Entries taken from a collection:

==*==

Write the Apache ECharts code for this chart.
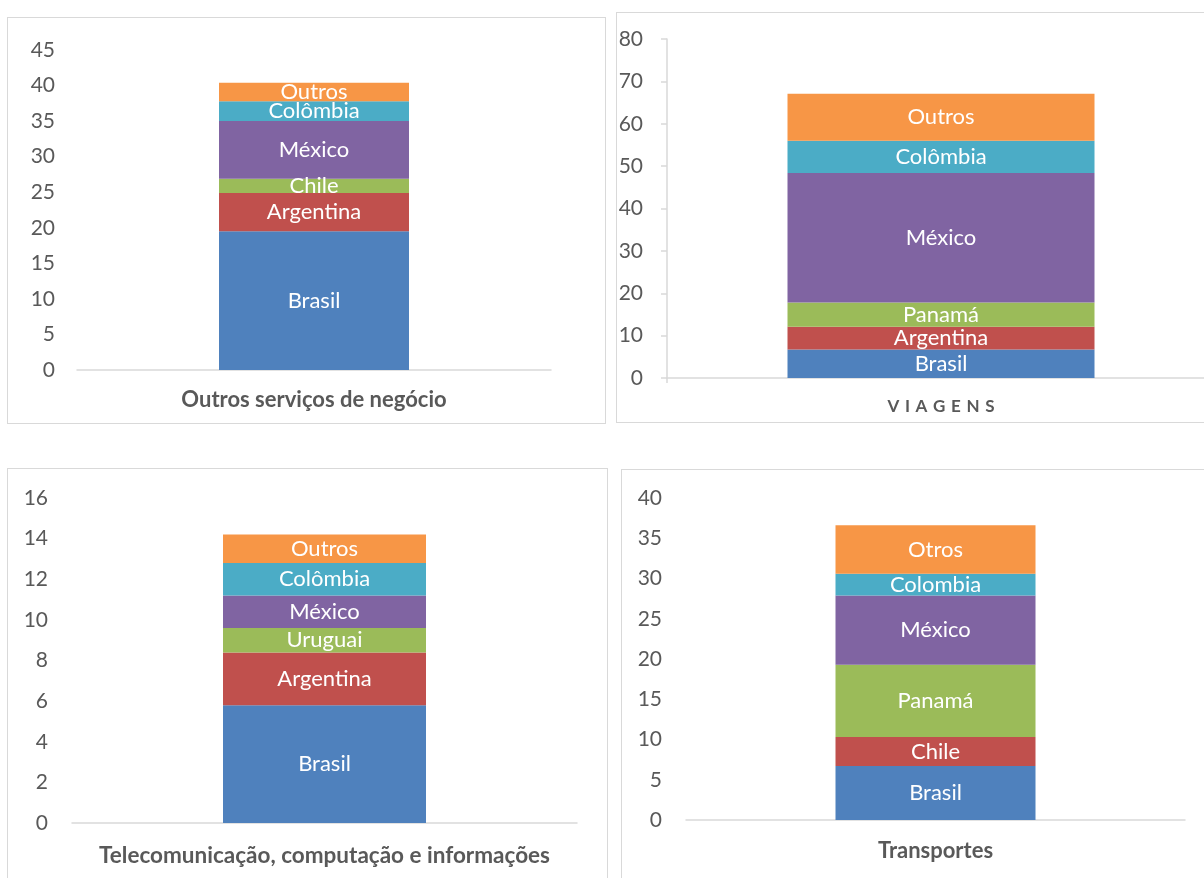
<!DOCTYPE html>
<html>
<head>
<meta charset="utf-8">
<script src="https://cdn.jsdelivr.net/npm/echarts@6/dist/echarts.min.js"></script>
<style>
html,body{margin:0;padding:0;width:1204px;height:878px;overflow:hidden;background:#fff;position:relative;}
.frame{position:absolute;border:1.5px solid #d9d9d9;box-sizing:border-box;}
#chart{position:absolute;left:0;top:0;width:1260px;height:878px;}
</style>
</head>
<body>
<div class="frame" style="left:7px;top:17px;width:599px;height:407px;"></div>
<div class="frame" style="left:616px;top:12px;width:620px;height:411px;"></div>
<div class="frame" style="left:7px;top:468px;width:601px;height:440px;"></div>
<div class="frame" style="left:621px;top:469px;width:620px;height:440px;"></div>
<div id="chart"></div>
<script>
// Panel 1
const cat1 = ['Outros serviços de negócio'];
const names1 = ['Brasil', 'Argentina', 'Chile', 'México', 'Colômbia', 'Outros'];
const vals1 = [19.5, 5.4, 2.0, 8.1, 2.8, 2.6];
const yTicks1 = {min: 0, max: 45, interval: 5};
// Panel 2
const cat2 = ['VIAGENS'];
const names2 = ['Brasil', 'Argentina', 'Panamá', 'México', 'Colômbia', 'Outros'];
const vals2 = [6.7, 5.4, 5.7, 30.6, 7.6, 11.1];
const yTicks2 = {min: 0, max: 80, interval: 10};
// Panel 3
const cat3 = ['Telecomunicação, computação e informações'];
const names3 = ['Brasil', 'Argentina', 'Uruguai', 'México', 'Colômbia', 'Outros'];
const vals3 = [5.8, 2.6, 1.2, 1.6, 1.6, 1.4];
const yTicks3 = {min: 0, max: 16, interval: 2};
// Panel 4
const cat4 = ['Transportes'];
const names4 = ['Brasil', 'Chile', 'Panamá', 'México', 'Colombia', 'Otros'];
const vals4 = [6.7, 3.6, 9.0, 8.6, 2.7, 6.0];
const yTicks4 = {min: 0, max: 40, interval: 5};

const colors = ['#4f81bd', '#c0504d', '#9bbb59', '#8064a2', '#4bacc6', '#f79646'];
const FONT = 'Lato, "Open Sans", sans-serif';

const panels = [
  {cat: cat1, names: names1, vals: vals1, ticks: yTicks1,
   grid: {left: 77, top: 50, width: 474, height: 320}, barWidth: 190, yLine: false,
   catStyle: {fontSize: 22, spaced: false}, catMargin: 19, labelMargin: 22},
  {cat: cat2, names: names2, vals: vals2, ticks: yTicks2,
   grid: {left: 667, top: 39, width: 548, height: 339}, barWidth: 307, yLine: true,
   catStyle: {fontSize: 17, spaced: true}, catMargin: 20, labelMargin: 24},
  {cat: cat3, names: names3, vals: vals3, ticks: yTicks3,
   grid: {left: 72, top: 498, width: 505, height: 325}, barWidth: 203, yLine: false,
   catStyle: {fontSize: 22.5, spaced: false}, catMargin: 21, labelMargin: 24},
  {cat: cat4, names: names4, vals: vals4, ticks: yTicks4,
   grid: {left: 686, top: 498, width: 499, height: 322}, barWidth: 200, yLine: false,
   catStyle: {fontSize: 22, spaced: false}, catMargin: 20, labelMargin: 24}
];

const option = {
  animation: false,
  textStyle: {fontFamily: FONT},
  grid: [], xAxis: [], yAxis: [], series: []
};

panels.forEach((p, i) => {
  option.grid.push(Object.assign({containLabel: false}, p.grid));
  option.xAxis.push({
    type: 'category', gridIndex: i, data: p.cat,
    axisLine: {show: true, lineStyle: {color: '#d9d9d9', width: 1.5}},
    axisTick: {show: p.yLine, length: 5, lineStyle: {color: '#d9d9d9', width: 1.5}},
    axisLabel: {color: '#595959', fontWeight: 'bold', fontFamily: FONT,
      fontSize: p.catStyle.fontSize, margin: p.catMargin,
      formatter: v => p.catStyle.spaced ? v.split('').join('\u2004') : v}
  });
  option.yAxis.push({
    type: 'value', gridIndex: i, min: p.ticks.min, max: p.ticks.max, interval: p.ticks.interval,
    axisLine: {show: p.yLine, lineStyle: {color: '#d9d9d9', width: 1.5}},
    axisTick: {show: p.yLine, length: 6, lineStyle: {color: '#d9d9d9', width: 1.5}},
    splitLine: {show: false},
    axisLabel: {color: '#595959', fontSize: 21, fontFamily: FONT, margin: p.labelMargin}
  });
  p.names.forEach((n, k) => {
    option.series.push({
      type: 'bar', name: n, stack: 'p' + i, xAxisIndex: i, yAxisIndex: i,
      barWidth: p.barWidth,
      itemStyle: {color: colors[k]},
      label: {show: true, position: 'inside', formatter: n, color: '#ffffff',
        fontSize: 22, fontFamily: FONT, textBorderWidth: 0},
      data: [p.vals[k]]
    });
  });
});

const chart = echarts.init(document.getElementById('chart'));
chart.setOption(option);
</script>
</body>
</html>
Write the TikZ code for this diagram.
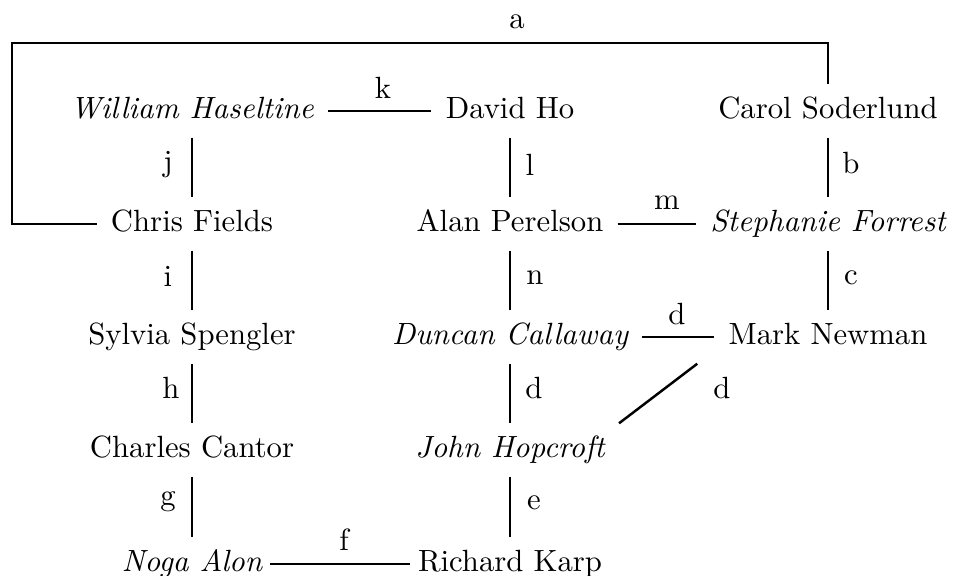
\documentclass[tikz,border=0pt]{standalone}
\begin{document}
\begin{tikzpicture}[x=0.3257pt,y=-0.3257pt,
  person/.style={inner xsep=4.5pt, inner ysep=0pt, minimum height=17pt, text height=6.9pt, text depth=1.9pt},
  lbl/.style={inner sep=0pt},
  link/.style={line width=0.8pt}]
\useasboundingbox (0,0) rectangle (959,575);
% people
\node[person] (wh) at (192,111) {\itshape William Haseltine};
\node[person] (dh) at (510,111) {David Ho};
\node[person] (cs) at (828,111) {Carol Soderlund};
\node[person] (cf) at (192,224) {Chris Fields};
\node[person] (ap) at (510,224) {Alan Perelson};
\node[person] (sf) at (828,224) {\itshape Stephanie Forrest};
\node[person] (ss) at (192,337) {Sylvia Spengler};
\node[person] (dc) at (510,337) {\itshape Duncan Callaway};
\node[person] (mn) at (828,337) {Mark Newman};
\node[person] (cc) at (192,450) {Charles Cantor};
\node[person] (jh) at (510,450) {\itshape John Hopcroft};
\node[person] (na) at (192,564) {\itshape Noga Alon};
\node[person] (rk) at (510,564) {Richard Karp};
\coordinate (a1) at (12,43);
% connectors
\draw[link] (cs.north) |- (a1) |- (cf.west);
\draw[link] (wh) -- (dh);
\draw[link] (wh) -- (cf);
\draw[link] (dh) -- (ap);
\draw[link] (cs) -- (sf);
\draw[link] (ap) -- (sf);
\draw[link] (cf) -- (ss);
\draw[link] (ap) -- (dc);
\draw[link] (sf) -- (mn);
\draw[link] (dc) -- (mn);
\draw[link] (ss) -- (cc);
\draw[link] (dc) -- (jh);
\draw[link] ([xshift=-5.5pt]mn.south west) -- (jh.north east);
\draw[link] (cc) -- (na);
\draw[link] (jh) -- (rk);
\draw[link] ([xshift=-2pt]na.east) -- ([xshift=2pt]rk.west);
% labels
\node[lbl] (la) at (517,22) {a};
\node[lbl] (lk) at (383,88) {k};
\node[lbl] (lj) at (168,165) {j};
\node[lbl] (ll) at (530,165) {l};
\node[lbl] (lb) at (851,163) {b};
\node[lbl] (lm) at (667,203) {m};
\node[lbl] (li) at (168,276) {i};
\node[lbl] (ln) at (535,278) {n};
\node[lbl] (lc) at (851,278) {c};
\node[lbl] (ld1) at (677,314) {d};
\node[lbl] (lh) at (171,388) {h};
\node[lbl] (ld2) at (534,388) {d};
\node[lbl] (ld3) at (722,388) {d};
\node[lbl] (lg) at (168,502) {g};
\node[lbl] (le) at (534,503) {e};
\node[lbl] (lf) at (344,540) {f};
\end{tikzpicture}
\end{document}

==*==

**Problem**
From the material above, copy everything exactly but the pictures.

**Finished exercise**
Write the Apache ECharts code for this chart.
<!DOCTYPE html>
<html>
<head>
<meta charset="utf-8">
<script src="https://cdn.jsdelivr.net/npm/echarts@6/dist/echarts.min.js"></script>
<style>
html,body{margin:0;padding:0;width:1204px;height:878px;overflow:hidden;background:#fff;position:relative;}
.frame{position:absolute;border:1.5px solid #d9d9d9;box-sizing:border-box;}
#chart{position:absolute;left:0;top:0;width:1260px;height:878px;}
</style>
</head>
<body>
<div class="frame" style="left:7px;top:17px;width:599px;height:407px;"></div>
<div class="frame" style="left:616px;top:12px;width:620px;height:411px;"></div>
<div class="frame" style="left:7px;top:468px;width:601px;height:440px;"></div>
<div class="frame" style="left:621px;top:469px;width:620px;height:440px;"></div>
<div id="chart"></div>
<script>
// Panel 1
const cat1 = ['Outros serviços de negócio'];
const names1 = ['Brasil', 'Argentina', 'Chile', 'México', 'Colômbia', 'Outros'];
const vals1 = [19.5, 5.4, 2.0, 8.1, 2.8, 2.6];
const yTicks1 = {min: 0, max: 45, interval: 5};
// Panel 2
const cat2 = ['VIAGENS'];
const names2 = ['Brasil', 'Argentina', 'Panamá', 'México', 'Colômbia', 'Outros'];
const vals2 = [6.7, 5.4, 5.7, 30.6, 7.6, 11.1];
const yTicks2 = {min: 0, max: 80, interval: 10};
// Panel 3
const cat3 = ['Telecomunicação, computação e informações'];
const names3 = ['Brasil', 'Argentina', 'Uruguai', 'México', 'Colômbia', 'Outros'];
const vals3 = [5.8, 2.6, 1.2, 1.6, 1.6, 1.4];
const yTicks3 = {min: 0, max: 16, interval: 2};
// Panel 4
const cat4 = ['Transportes'];
const names4 = ['Brasil', 'Chile', 'Panamá', 'México', 'Colombia', 'Otros'];
const vals4 = [6.7, 3.6, 9.0, 8.6, 2.7, 6.0];
const yTicks4 = {min: 0, max: 40, interval: 5};

const colors = ['#4f81bd', '#c0504d', '#9bbb59', '#8064a2', '#4bacc6', '#f79646'];
const FONT = 'Lato, "Open Sans", sans-serif';

const panels = [
  {cat: cat1, names: names1, vals: vals1, ticks: yTicks1,
   grid: {left: 77, top: 50, width: 474, height: 320}, barWidth: 190, yLine: false,
   catStyle: {fontSize: 22, spaced: false}, catMargin: 19, labelMargin: 22},
  {cat: cat2, names: names2, vals: vals2, ticks: yTicks2,
   grid: {left: 667, top: 39, width: 548, height: 339}, barWidth: 307, yLine: true,
   catStyle: {fontSize: 17, spaced: true}, catMargin: 20, labelMargin: 24},
  {cat: cat3, names: names3, vals: vals3, ticks: yTicks3,
   grid: {left: 72, top: 498, width: 505, height: 325}, barWidth: 203, yLine: false,
   catStyle: {fontSize: 22.5, spaced: false}, catMargin: 21, labelMargin: 24},
  {cat: cat4, names: names4, vals: vals4, ticks: yTicks4,
   grid: {left: 686, top: 498, width: 499, height: 322}, barWidth: 200, yLine: false,
   catStyle: {fontSize: 22, spaced: false}, catMargin: 20, labelMargin: 24}
];

const option = {
  animation: false,
  textStyle: {fontFamily: FONT},
  grid: [], xAxis: [], yAxis: [], series: []
};

panels.forEach((p, i) => {
  option.grid.push(Object.assign({containLabel: false}, p.grid));
  option.xAxis.push({
    type: 'category', gridIndex: i, data: p.cat,
    axisLine: {show: true, lineStyle: {color: '#d9d9d9', width: 1.5}},
    axisTick: {show: p.yLine, length: 5, lineStyle: {color: '#d9d9d9', width: 1.5}},
    axisLabel: {color: '#595959', fontWeight: 'bold', fontFamily: FONT,
      fontSize: p.catStyle.fontSize, margin: p.catMargin,
      formatter: v => p.catStyle.spaced ? v.split('').join('\u2004') : v}
  });
  option.yAxis.push({
    type: 'value', gridIndex: i, min: p.ticks.min, max: p.ticks.max, interval: p.ticks.interval,
    axisLine: {show: p.yLine, lineStyle: {color: '#d9d9d9', width: 1.5}},
    axisTick: {show: p.yLine, length: 6, lineStyle: {color: '#d9d9d9', width: 1.5}},
    splitLine: {show: false},
    axisLabel: {color: '#595959', fontSize: 21, fontFamily: FONT, margin: p.labelMargin}
  });
  p.names.forEach((n, k) => {
    option.series.push({
      type: 'bar', name: n, stack: 'p' + i, xAxisIndex: i, yAxisIndex: i,
      barWidth: p.barWidth,
      itemStyle: {color: colors[k]},
      label: {show: true, position: 'inside', formatter: n, color: '#ffffff',
        fontSize: 22, fontFamily: FONT, textBorderWidth: 0},
      data: [p.vals[k]]
    });
  });
});

const chart = echarts.init(document.getElementById('chart'));
chart.setOption(option);
</script>
</body>
</html>
Write the TikZ code for this diagram.
\documentclass[tikz,border=0pt]{standalone}
\begin{document}
\begin{tikzpicture}[x=0.3257pt,y=-0.3257pt,
  person/.style={inner xsep=4.5pt, inner ysep=0pt, minimum height=17pt, text height=6.9pt, text depth=1.9pt},
  lbl/.style={inner sep=0pt},
  link/.style={line width=0.8pt}]
\useasboundingbox (0,0) rectangle (959,575);
% people
\node[person] (wh) at (192,111) {\itshape William Haseltine};
\node[person] (dh) at (510,111) {David Ho};
\node[person] (cs) at (828,111) {Carol Soderlund};
\node[person] (cf) at (192,224) {Chris Fields};
\node[person] (ap) at (510,224) {Alan Perelson};
\node[person] (sf) at (828,224) {\itshape Stephanie Forrest};
\node[person] (ss) at (192,337) {Sylvia Spengler};
\node[person] (dc) at (510,337) {\itshape Duncan Callaway};
\node[person] (mn) at (828,337) {Mark Newman};
\node[person] (cc) at (192,450) {Charles Cantor};
\node[person] (jh) at (510,450) {\itshape John Hopcroft};
\node[person] (na) at (192,564) {\itshape Noga Alon};
\node[person] (rk) at (510,564) {Richard Karp};
\coordinate (a1) at (12,43);
% connectors
\draw[link] (cs.north) |- (a1) |- (cf.west);
\draw[link] (wh) -- (dh);
\draw[link] (wh) -- (cf);
\draw[link] (dh) -- (ap);
\draw[link] (cs) -- (sf);
\draw[link] (ap) -- (sf);
\draw[link] (cf) -- (ss);
\draw[link] (ap) -- (dc);
\draw[link] (sf) -- (mn);
\draw[link] (dc) -- (mn);
\draw[link] (ss) -- (cc);
\draw[link] (dc) -- (jh);
\draw[link] ([xshift=-5.5pt]mn.south west) -- (jh.north east);
\draw[link] (cc) -- (na);
\draw[link] (jh) -- (rk);
\draw[link] ([xshift=-2pt]na.east) -- ([xshift=2pt]rk.west);
% labels
\node[lbl] (la) at (517,22) {a};
\node[lbl] (lk) at (383,88) {k};
\node[lbl] (lj) at (168,165) {j};
\node[lbl] (ll) at (530,165) {l};
\node[lbl] (lb) at (851,163) {b};
\node[lbl] (lm) at (667,203) {m};
\node[lbl] (li) at (168,276) {i};
\node[lbl] (ln) at (535,278) {n};
\node[lbl] (lc) at (851,278) {c};
\node[lbl] (ld1) at (677,314) {d};
\node[lbl] (lh) at (171,388) {h};
\node[lbl] (ld2) at (534,388) {d};
\node[lbl] (ld3) at (722,388) {d};
\node[lbl] (lg) at (168,502) {g};
\node[lbl] (le) at (534,503) {e};
\node[lbl] (lf) at (344,540) {f};
\end{tikzpicture}
\end{document}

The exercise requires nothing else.